Wir begleiten drei chinesische Paare, eine Single-Frau und drei Kinder als Kino-Zuschauer über drei Stunden hinweg durch ihr Leben – oder auch über einen Zeitraum von 40 Jahren, je nach Sichtweise. Kulturrevolution, Ein-Kind-Politik, Wirtschaftsreform und Turbo-Kapitalismus sind die politischen und gesellschaftlichen Eckpunkte, die – ebenso wie eine private Tragödie – tief gehende Spuren im Leben der Protagonisten hinterlassen. Oder sollte man besser von Narben sprechen? Meisterlich breitet Regisseur Wang Xiaoshuai in DI JIU TIAN CHANG ein Tableau ineinander verschränkter Handlungsstränge, Zeitebenen und Emotionen vor uns aus – und macht damit eindrücklich erfahrbar, was sonst gern als wohlfeiles Diktum behauptet wird: dass das Private und das Politische untrennbar miteinander verwoben sind.
Der Unfalltod eines kleines Jungen, der Verlust eines ungeborenen und der erneute Verlust eines zutiefst unglücklichen Kindes, Schuldgefühle, tiefe Trauer und Geheimnisse: Das klingt nach hartem Tobak, und in der Tat müssen während der Vorführung schon mal die Taschentücher gezückt werden. Doch immer wieder gibt es auch Momente der Entspannung, der Erholung, der Freude – wie im Leben auch. Entscheidend ist, dass Wang wie ein Virtuose mit seinem Material spielt – die Charaktere entfalten ihr Seelenleben auf eine Art, dass man nicht die Augen von ihnen abwenden möchte. Die Kamera hält Distanz, wenn Distanz angebracht ist, nähert sich, wenn Nähe zwingend erforderlich ist. Symbolisch aufgeladene Bilder werden stimmig eingesetzt, wirken aber niemals aufgesetzt. Die Tonspur, wiederkehrende Melodien von Boney M über Auld Lang Syne bis Mozart liefern auf einer zusätzlichen Ebene Informationen, Stimmungen und Schlüssel zum Verständnis.

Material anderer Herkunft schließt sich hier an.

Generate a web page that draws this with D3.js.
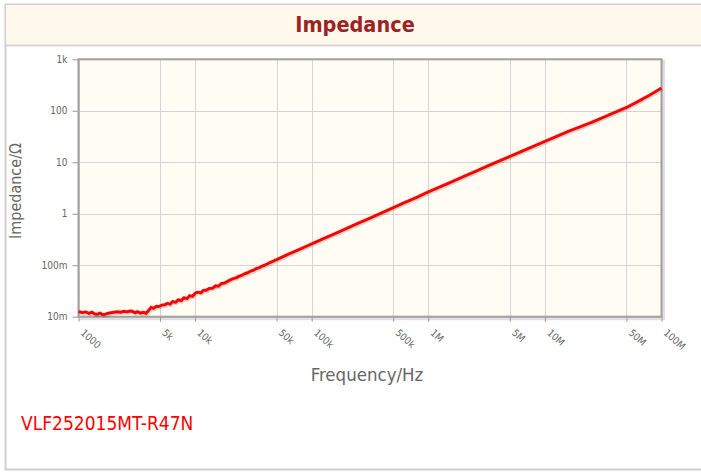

Wie die euphemistisch als „Familienplanung“ verbrämte Zwangsabtreibung im Rahmen der Ein-Kind-Politik Menschen in China angetan hat, welche Verletzungen die Kulturrevolution hinterlassen hat, auf welch wahnwitzige Weise sich die Menschen immer neuen staatlichen Doktrinen anpassen mussten – ohne viel Aufhebens werden diese Themen in Schlüsselszenen des Films deutlich. Und die Konsequenz, die Haltung, die der Film dazu hat, ist eindeutig. Die Wahrheit gegenüber sich selbst und anderen, die Wahrheit, was den Schmerz im Inneren, was die Zumutungen der Vergangenheit angeht: Das ist die einzige Chance, die wir Menschen haben, um zu heilen, um Mensch zu sein und um nicht verrückt zu werden.
DI JIU TIAN CHANG überzeugt auf ganzer Ebene, und man muss ihm viele, viele Bären wünschen – hier wäre vieles möglich und alles gerechtfertigt.